Casos famosos envolvendo ‘lavagem de dinheiro’ com criptoativos
A título de exemplo, Eduardo lista alguns casos emblemáticos que aprofundam o entendimento e a materialização dos riscos desses crimes. Começando pelo Brasil, o advogado recorda o case da CPI das Pirâmides Financeiras, em 2023, que investigou cerca de 40 organizações. Sob a promessa de lucros fáceis com criptoativos, as empresas fraudulentas movimentaram cerca de R$ 95 bilhões, lesando milhares de investidores.
Mestre em Direito pela Universidade de Coimbra e doutorando pela Universidade de Salamanca, Eduardo ainda relembra o caso Arbistar, na Espanha. Na ocasião, a fraude de fachada tecnológica, liderado por Santiago Fuentes, lesou cerca de 32 mil investidores, em um rombo de aproximadamente 600 milhões de euros.
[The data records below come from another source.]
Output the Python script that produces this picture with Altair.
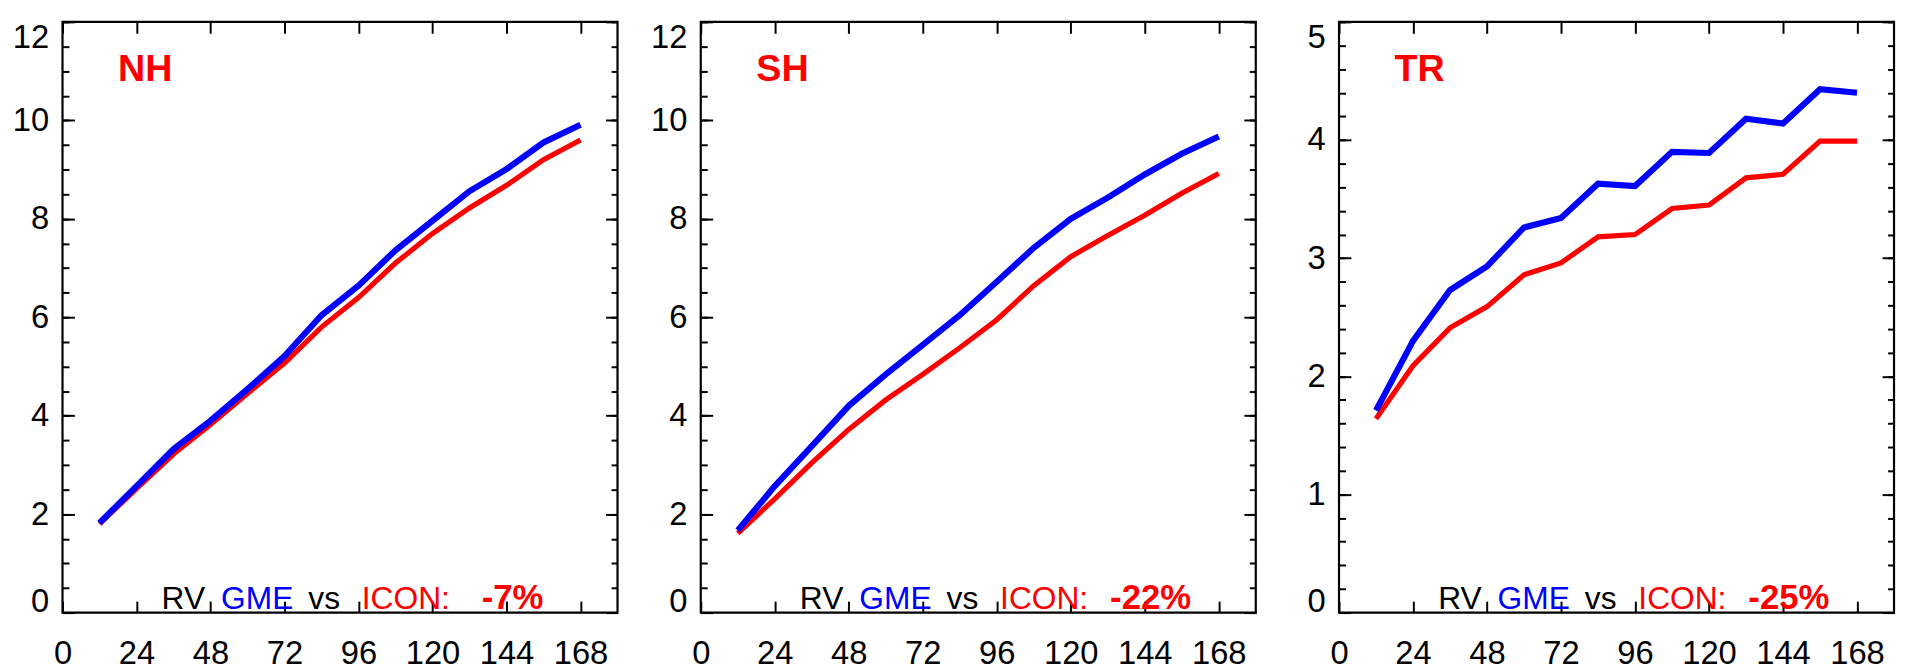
import altair as alt
import pandas as pd

# ---------------- data ----------------
hours = [12, 24, 36, 48, 60, 72, 84, 96, 108, 120, 132, 144, 156, 168]

nh_gme = [1.82, 2.57, 3.32, 3.90, 4.54, 5.21, 6.04, 6.64, 7.36, 7.96, 8.56, 9.01, 9.55, 9.91]
nh_icon = [1.80, 2.52, 3.22, 3.82, 4.45, 5.07, 5.80, 6.40, 7.10, 7.70, 8.22, 8.68, 9.20, 9.60]

sh_gme = [1.67, 2.57, 3.38, 4.20, 4.84, 5.44, 6.04, 6.72, 7.41, 8.00, 8.43, 8.90, 9.32, 9.67]
sh_icon = [1.61, 2.31, 3.04, 3.72, 4.32, 4.84, 5.38, 5.95, 6.64, 7.23, 7.66, 8.07, 8.52, 8.92]

tr_gme = [1.71, 2.30, 2.73, 2.93, 3.26, 3.34, 3.63, 3.61, 3.90, 3.89, 4.18, 4.14, 4.43, 4.40]
tr_icon = [1.64, 2.09, 2.41, 2.59, 2.86, 2.96, 3.18, 3.20, 3.42, 3.45, 3.68, 3.71, 3.99, 3.99]

regions = ["NH", "SH", "TR"]
percents = ["-7%", "-22%", "-25%"]
gme_series = [nh_gme, sh_gme, tr_gme]
icon_series = [nh_icon, sh_icon, tr_icon]

x_ticks = [0, 24, 48, 72, 96, 120, 144, 168]
x_domain = [0, 180]
y_max = [12, 12, 5]
y_major = [[0, 2, 4, 6, 8, 10, 12], [0, 2, 4, 6, 8, 10, 12], [0, 1, 2, 3, 4, 5]]
y_minor = [
    [i * 0.5 for i in range(25)],
    [i * 0.5 for i in range(25)],
    [round(i * 0.2, 1) for i in range(26)],
]

# ---------------- layout / style ----------------
W, H = 560, 596
FONT = "Liberation Sans"
RED = "#ff0000"
BLUE = "#0000ff"


def tick_axis(orient, offset, values, size):
    return alt.Axis(
        orient=orient, offset=offset, values=values, tickSize=size,
        ticks=True, labels=False, domain=False, grid=False,
        tickColor="black", tickWidth=2, minExtent=0, title=None,
    )


def panel(i):
    n = len(hours)
    df = pd.DataFrame({
        "hour": hours + hours,
        "value": icon_series[i] + gme_series[i],
        "model": ["ICON"] * n + ["GME"] * n,
    })
    xs = alt.Scale(domain=x_domain, nice=False, zero=False)
    ys = alt.Scale(domain=[0, y_max[i]], nice=False, zero=False)
    base = alt.Chart(df)

    def ax_layer(xaxis, yaxis):
        return base.mark_line(strokeOpacity=0).encode(
            x=alt.X("hour:Q", scale=xs, axis=xaxis, title=None),
            y=alt.Y("value:Q", scale=ys, axis=yaxis, title=None),
            detail="model:N",
        )

    label_layer = ax_layer(
        alt.Axis(orient="bottom", values=x_ticks, ticks=False, tickSize=0,
                 domain=False, grid=False, labelPadding=25, labelFlush=False,
                 labelOverlap=False, labelFontSize=33, labelFont=FONT,
                 labelColor="black", title=None),
        alt.Axis(orient="left", values=y_major[i], ticks=False, tickSize=0,
                 domain=False, grid=False, labelPadding=14, labelFlush=True,
                 labelOffset={"condition": {"test": "datum.value === 0", "value": 6},
                              "value": 0},
                 labelOverlap=False, labelFontSize=33, labelFont=FONT,
                 labelColor="black", minExtent=50, maxExtent=50, title=None),
    )
    t1 = ax_layer(tick_axis("top", -H, x_ticks, 11.5),
                  tick_axis("right", -W, y_major[i], 12))
    t2 = ax_layer(tick_axis("bottom", -H, x_ticks, 11.5),
                  tick_axis("right", -W, y_minor[i], 6.5))
    t3 = ax_layer(None, tick_axis("left", -W, y_major[i], 12))
    t4 = ax_layer(None, tick_axis("left", -W, y_minor[i], 6.5))

    red = base.transform_filter(alt.datum.model == "ICON").mark_line(
        color=RED, strokeWidth=5.2).encode(
        x=alt.X("hour:Q", scale=xs, axis=None),
        y=alt.Y("value:Q", scale=ys, axis=None),
    )
    blue = base.transform_filter(alt.datum.model == "GME").mark_line(
        color=BLUE, strokeWidth=6.2).encode(
        x=alt.X("hour:Q", scale=xs, axis=None),
        y=alt.Y("value:Q", scale=ys, axis=None),
    )

    def txt(s, xpx, ypx, color, size, weight="normal"):
        return alt.Chart(pd.DataFrame({"t": [s]})).mark_text(
            align="left", baseline="alphabetic", font=FONT, fontSize=size,
            fontWeight=weight, color=color,
        ).encode(text="t:N", x=alt.value(xpx), y=alt.value(ypx))

    pct_x = 423 if i == 0 else 413
    texts = [
        txt(regions[i], 56, 60, RED, 38, "bold"),
        txt("RV", 100, 592, "black", 32),
        txt("GME", 160, 592, BLUE, 32),
        txt("vs", 248, 592, "black", 32),
        txt("ICON:", 302, 592, RED, 32),
        txt(percents[i], pct_x, 592, RED, 35, "bold"),
    ]

    return alt.layer(label_layer, t1, t2, t3, t4, red, blue, *texts).resolve_axis(
        x="independent", y="independent"
    ).properties(width=W, height=H)


chart = alt.hconcat(panel(0), panel(1), panel(2), spacing=29).properties(
    padding={"left": 3, "top": 8, "right": 0, "bottom": 0},
    background="white",
).configure_view(stroke="black", strokeWidth=2.2)

chart.save("out.html", embed_options={"renderer": "svg", "actions": False})
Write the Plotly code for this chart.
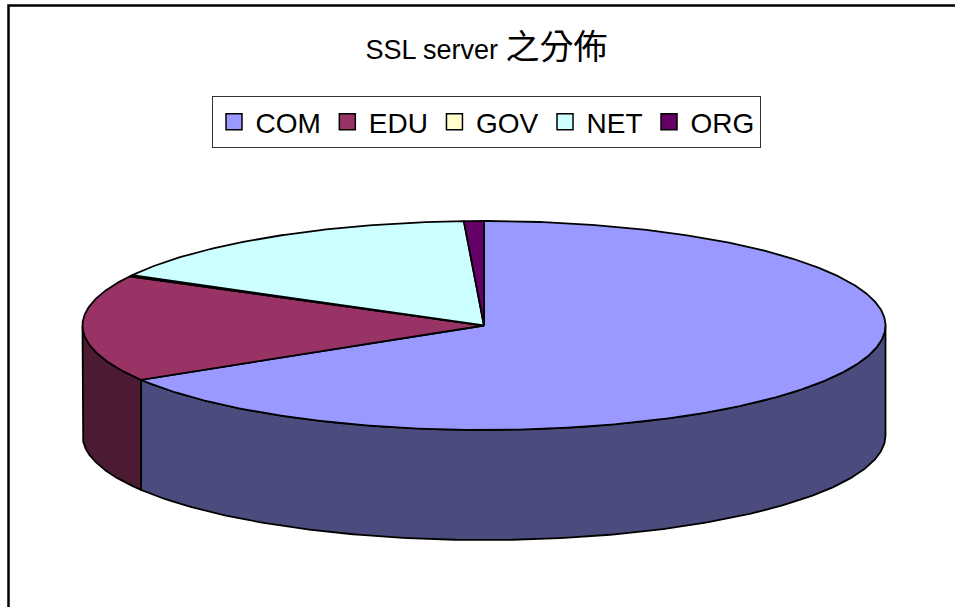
import numpy as np
import plotly.graph_objects as go

# ---- data ----
labels = ["COM", "EDU", "GOV", "NET", "ORG"]
values = [66.3, 16.5, 0.2, 16.2, 0.8]
top_colors = ["#9999FF", "#993366", "#FFFFCC", "#CCFFFF", "#660066"]
side_colors = ["#4B4B7D", "#4D1A33", "#80806A", "#668080", "#330033"]
title_text = 'SSL server <span style="font-size:34px">之分佈</span>'

# ---- geometry (pixel layout of the 3D pie) ----
W, H = 955, 607
CX, CY = 484.0, 325.5       # centre of top face (pixels)
RX, RY = 401.5, 104.5       # ellipse radii (pixels)
DEPTH = 110.0               # thickness (pixels)
S = RX                      # pixels per unit

B = RY / S
D = DEPTH / S


def pt(theta_deg, drop=0.0):
    t = np.radians(theta_deg)
    return np.sin(t), B * np.cos(t) - drop


total = float(sum(values))
bounds = np.concatenate([[0.0], np.cumsum(values) / total * 360.0])

fig = go.Figure()

# side walls (front half only: 90..270 degrees)
for i, lab in enumerate(labels):
    s, e = bounds[i], bounds[i + 1]
    a0, a1 = max(s, 90.0), min(e, 270.0)
    if a1 <= a0:
        continue
    th = np.linspace(a0, a1, 200)
    xt, yt = pt(th)
    xb, yb = pt(th[::-1], D)
    xs = np.concatenate([xt, xb, xt[:1]])
    ys = np.concatenate([yt, yb, yt[:1]])
    fig.add_trace(go.Scatter(x=xs, y=ys, mode="lines", fill="toself",
                             fillcolor=side_colors[i],
                             line=dict(color="black", width=1.8),
                             showlegend=False, hoverinfo="skip"))

# top faces
for i, lab in enumerate(labels):
    s, e = bounds[i], bounds[i + 1]
    n = max(3, int((e - s) * 2))
    th = np.linspace(s, e, n)
    xa, ya = pt(th)
    xs = np.concatenate([[0.0], xa, [0.0]])
    ys = np.concatenate([[0.0], ya, [0.0]])
    fig.add_trace(go.Scatter(x=xs, y=ys, mode="lines", fill="toself",
                             fillcolor=top_colors[i],
                             line=dict(color="black", width=1.8),
                             showlegend=False, hoverinfo="skip"))

# legend entries
for i, lab in enumerate(labels):
    fig.add_trace(go.Scatter(x=[None], y=[None], mode="markers", name=lab,
                             marker=dict(symbol="square", size=16, color=top_colors[i],
                                         line=dict(color="black", width=1.5))))

fig.update_layout(
    width=W, height=H,
    margin=dict(l=0, r=0, t=0, b=0),
    paper_bgcolor="white", plot_bgcolor="white",
    font=dict(family="Liberation Sans, Arial, Noto Sans CJK TC", color="black"),
    title=dict(text=title_text, x=486.5 / W, xanchor="center",
               y=1 - 50 / H, yanchor="middle",
               font=dict(size=27, family="Liberation Sans, Noto Sans CJK TC", color="black")),
    legend=dict(orientation="h", x=486 / W, xanchor="center", y=1 - 96 / H, yanchor="top",
                font=dict(size=28, family="Liberation Sans, Arial", color="black"),
                bordercolor="#333333", borderwidth=1, bgcolor="white", itemwidth=33,
                itemclick=False, itemdoubleclick=False, traceorder="normal"),
    xaxis=dict(range=[-CX / S, (W - CX) / S], visible=False, fixedrange=True),
    yaxis=dict(range=[(CY - H) / S, CY / S], visible=False, fixedrange=True),
    showlegend=True,
    shapes=[dict(type="rect", xref="paper", yref="paper",
                 x0=8.5 / W, x1=1.02, y0=-0.05, y1=1 - 5.5 / H,
                 line=dict(color="black", width=2.5), fillcolor="rgba(0,0,0,0)", layer="above")],
)

fig.write_html("out.html", config={"displayModeBar": False},
               post_script="document.body.style.margin='0';document.body.style.overflow='hidden';")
Em Portugal, a Operação Strongbox expôs outro modelo de lavagem de dinheiro, desta vez, como um serviço profissional que “limpava” fundos para diversos grupos criminosos na União Europeia, resultando em uma movimentação anual ilícita de milhões de euros. “Estes casos demonstram como, na Península Ibérica, a criptomoeda é a ferramenta preferencial para fraudes internacionais e para a profissionalização do branqueamento de capitais”, conclui Eduardo.